Living in a technologically-advanced country like the United States in the year 2012, one will almost inevitably be exposed to the mass phenomenon known as texting. Unbeknownst to most of our parents, however, is a secret language that often dictates the real meaning of a teenager’s average text conversation–a language in which a sentence that sounds normal to a fifty-year-old means a cold shoulder to a fifteen-year-old, and one seemingly harmless letter is scathing to a teenager: the “K.”

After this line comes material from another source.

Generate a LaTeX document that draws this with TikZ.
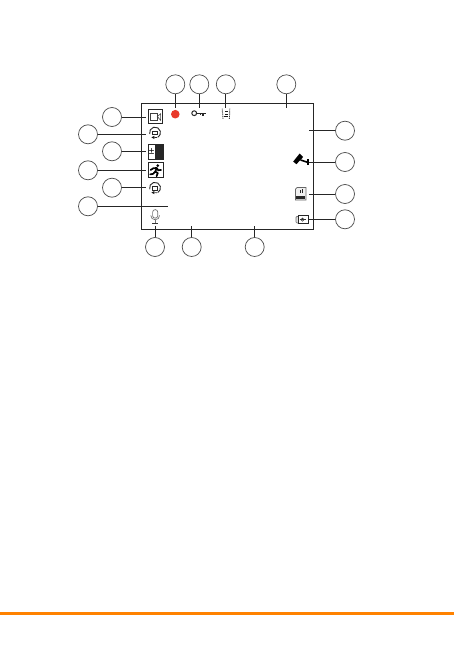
\documentclass[tikz,border=0pt]{standalone}
\usepackage{fontspec}
\setmainfont{Liberation Sans}
\tikzset{
  x=1bp,y=-1bp,
  callout/.style={circle,draw=black!70,line width=0.7bp,minimum size=19bp,inner sep=0pt},
  lead/.style={draw=black!85,line width=0.9bp},
  frameline/.style={draw=black!85,line width=0.9bp},
  iconbox/.style={draw=black!85,line width=0.8bp},
  thinicon/.style={draw=black!75,line width=0.6bp},
  rotateicon/.pic={
    \draw[black!85,line width=0.9bp] (165:5.5) arc[start angle=165,end angle=420,radius=5.5];
    \draw[black!85,line width=0.7bp,fill=white] (-2.6,-1.2) rectangle (2.4,2.2);
    \fill[black!90] (-3.6,4.8) -- (-0.6,3.2) -- (-0.6,6.4) -- cycle;
    \draw[black!85,line width=0.7bp] (-0.6,4.8) -- (1.8,4.9);
  }
}
\definecolor{recred}{HTML}{E8392A}
\definecolor{barorange}{HTML}{FF8200}
\begin{document}
\begin{tikzpicture}
\useasboundingbox (0,0) rectangle (454,652);
\fill[white] (0,0) rectangle (454,652);
% frame
\path[frameline] (141.7,103.3) rectangle (313.3,229.3);
% callouts
\node[callout] (t1) at (175.3,84.3) {};
\node[callout] (t2) at (199.3,84.3) {};
\node[callout] (t3) at (225.8,84.3) {};
\node[callout] (t4) at (286.3,84.3) {};
\node[callout] (r1) at (345,130.7) {};
\node[callout] (r2) at (345,162) {};
\node[callout] (r3) at (345,194) {};
\node[callout] (r4) at (345,219.3) {};
\node[callout] (l1) at (112,117) {};
\node[callout] (l2) at (88,134.3) {};
\node[callout] (l3) at (112,151.3) {};
\node[callout] (l4) at (88,170.3) {};
\node[callout] (l5) at (112,187.7) {};
\node[callout] (l6) at (88,206.3) {};
\node[callout] (b1) at (155,247) {};
\node[callout] (b2) at (191.7,247) {};
\node[callout] (b3) at (254.7,247) {};
% lead ends
\coordinate (et1) at (175.3,107.8);
\coordinate (et2) at (199.3,108);
\coordinate (et3) at (225.8,108);
\coordinate (et4) at (286.3,107.8);
\coordinate (er1) at (309,130.7);
\coordinate (er2) at (309,162);
\coordinate (er3) at (309,194);
\coordinate (er4) at (309,219.3);
\coordinate (el1) at (146,117);
\coordinate (el2) at (146,134.3);
\coordinate (el3) at (146,151.3);
\coordinate (el4) at (146,170.3);
\coordinate (el5) at (146,187.7);
\coordinate (el6) at (167.7,206.3);
\coordinate (eb1) at (155,225.5);
\coordinate (eb2) at (191.7,225.5);
\coordinate (eb3) at (254.7,225.5);
\path[lead] (t1) -- (et1) (t2) -- (et2) (t3) -- (et3) (t4) -- (et4);
\path[lead] (r1) -- (er1) (r2) -- (er2) (r3) -- (er3) (r4) -- (er4);
\path[lead] (l1) -- (el1) (l2) -- (el2) (l3) -- (el3) (l4) -- (el4) (l5) -- (el5) (l6) -- (el6);
\path[lead] (b1) -- (eb1) (b2) -- (eb2) (b3) -- (eb3);
% camera-mode icon
\draw[iconbox] (148.3,109.3) rectangle (162.3,123.3);
\draw[thinicon] (150.4,113.8) rectangle (157.3,120.3);
\draw[thinicon] (157.3,116.5) -- (160.6,113.8) -- (160.6,120.3) -- cycle;
% rotate icons
\pic at (155,132.6) {rotateicon};
\pic at (155,187.8) {rotateicon};
% battery-like box
\fill[black!85] (155,144.3) rectangle (163.7,159.8);
\draw[iconbox] (148.3,144.3) rectangle (163.7,159.8);
\node[inner sep=0pt,font=\fontsize{10}{10}\selectfont] (pm) at (151.6,152) {±};
% runner box
\draw[iconbox] (148.3,162.3) rectangle (163.7,177.7);
\fill[black] (157.8,165.6) circle (1.5);
\draw[black,line width=1.7bp,line cap=round,line join=round]
  (150.6,170) -- (153.4,168.2) -- (156.8,168) -- (155.2,171.6) -- (157.8,173) -- (156.6,176.2)
  (155.2,171.6) -- (153.2,173.8) -- (150.2,174.4)
  (156.8,168) -- (158.2,170.2) -- (161,170);
% mic
\draw[black!55,line width=0.7bp] (152.6,212.2) arc[start angle=180,end angle=360,radius=2.6] -- (157.8,215.6) arc[start angle=0,end angle=180,radius=2.6] -- cycle;
\draw[black!55,line width=0.7bp] (150.8,215.4) arc[start angle=180,end angle=0,radius=4.4];
\draw[black!55,line width=0.7bp] (155.2,219.8) -- (155.2,222.6);
\draw[black!80,line width=1bp] (152.4,223.2) -- (158,223.2);
% record dot
\fill[recred] (175.3,114.2) circle (4.3);
% key
\draw[black!85,line width=1bp] (194.2,113.2) circle (2.4);
\draw[black!85,line width=1.1bp] (196.6,113.2) -- (205.5,113.2);
\draw[black!85,line width=1.1bp] (200.8,113.2) -- (200.8,115.4) (203,113.2) -- (203,115.8);
% stacked signal icon
\draw[black!75,line width=0.9bp,dash pattern=on 1.1bp off 0.8bp] (222.2,108.6) -- (223,118.8);
\draw[black!75,line width=0.9bp,dash pattern=on 1.1bp off 0.8bp] (229.8,108.6) -- (229.4,118.8);
\draw[black!90,line width=1.1bp] (224.8,111.8) -- (228.4,111.8) (224.8,114.2) -- (228.4,114.2) (224.4,116.6) -- (228.4,116.6);
% surveillance camera
\fill[black] (293.2,161.6) -- (299.6,153.6) -- (303.2,157) -- (296.4,164.2) -- cycle;
\draw[black,line width=1.6bp] (300.5,160) -- (308,162.4);
\draw[black,line width=1.7bp] (308,159.4) -- (308,165.4);
% sd card
\draw[black!60,line width=0.7bp,fill=black!6] (297,187.5) -- (306,187.5) -- (306,200) -- (295.5,200) -- (295.5,189) -- cycle;
\fill[black!85] (296.3,196.4) rectangle (305.3,199.4);
\draw[black!85,line width=0.6bp] (300.4,190) -- (300.4,193.2) (302.4,189.4) -- (302.4,193.2);
% drive icon
\draw[black!55,line width=0.7bp,fill=black!12,rounded corners=1bp] (296,216.4) rectangle (301,223);
\draw[black!85,line width=0.7bp,fill=white] (298.2,215.8) rectangle (308,223.6);
\draw[black!80,line width=0.6bp] (299.6,219.7) -- (306,219.7);
\draw[black!80,line width=0.6bp] (302.5,219.7) circle (1.6);
% bottom rule
\fill[barorange] (0,611.8) rectangle (454,614.8);
\end{tikzpicture}
\end{document}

A single K in reply to a text is one of the most common means of conveying anger via text-messaging. While it can just be used as an efficient way to say “okay,” it can also be extremely loaded. When asked about the worst text one can receive, Community High School student Kyle Kaufman responded, “When people put a K and a period at the end, and that’s it.” Kaufman admits that he has indeed been hit by the K himself, “Because I left my friend alone when we were downtown.” Another CHS student, Marie Jacobson, adds that her friends sometimes send her a K when they are upset with her or she doesn’t text them back. While the cringe-inducing K can speak volumes, there are other ways of expressing annoyance or happiness over text.
In this delicate language of subtleties and hidden connotations, one doesn’t necessarily have to seem angry to show their irritation. This may seem contradictory, but anger can be shown simply by lack of friendliness. If throughout a text conversation, one of the texters is not using smiley faces, exclamation points, hearts, or “hahas,” it can be perceived as irritation.
To make a text seem friendly, Jacobson says, “Add a smiley face! Or, if you use no period it doesn’t usually sound upset, depending on the sentence. Using correct grammar can make you sound angry…I use correct grammar, but I use smiley faces so I don’t sound upset.” As for “hahas,” it’s as if people use them to come off as friendly. Why else would they be inserted into sentences such as, “No sorry I can’t come over I have to babysit haha,” or “Haha no it’s fine you don’t have to get the homework for me,” which are seemingly humorless?
Another common occurrence in texting, arguably even harsher to the K, is the no-reply. Dom DiFranco equates the two, “Getting hit with the no-reply is really a terrible feeling, it’s like getting hit with the K.” Erez Dessel, however, maintains that there is an even worse texting habit: “[People] often take text conversations to one word answers. You’ll text three sentences to try to keep the conversation going, and they’ll just say ‘K, lol, haha, k,’ I hate that!… they’re just throwing the whole thing on you. And it’s hard. It’s tough, I can’t do it! I’m like a lost sheep in the world of texting.”
Adults can be unaware of this nuance. Jacobson observes, “My mom always texts me K, but I don’t take it like that because she’s a mom and she just doesn’t know.” Jacobson does not read this as she would the same text from a peer. Kaufman adds, “Adults…can’t comprehend that kids don’t mean the same thing as [adults] do when they’re texting.”
The first generation to grow up with texting has evolved the practice from a convenient means of communication into its own nuanced language. As a result, the same text can be read in very different ways; it all depends on the receiver.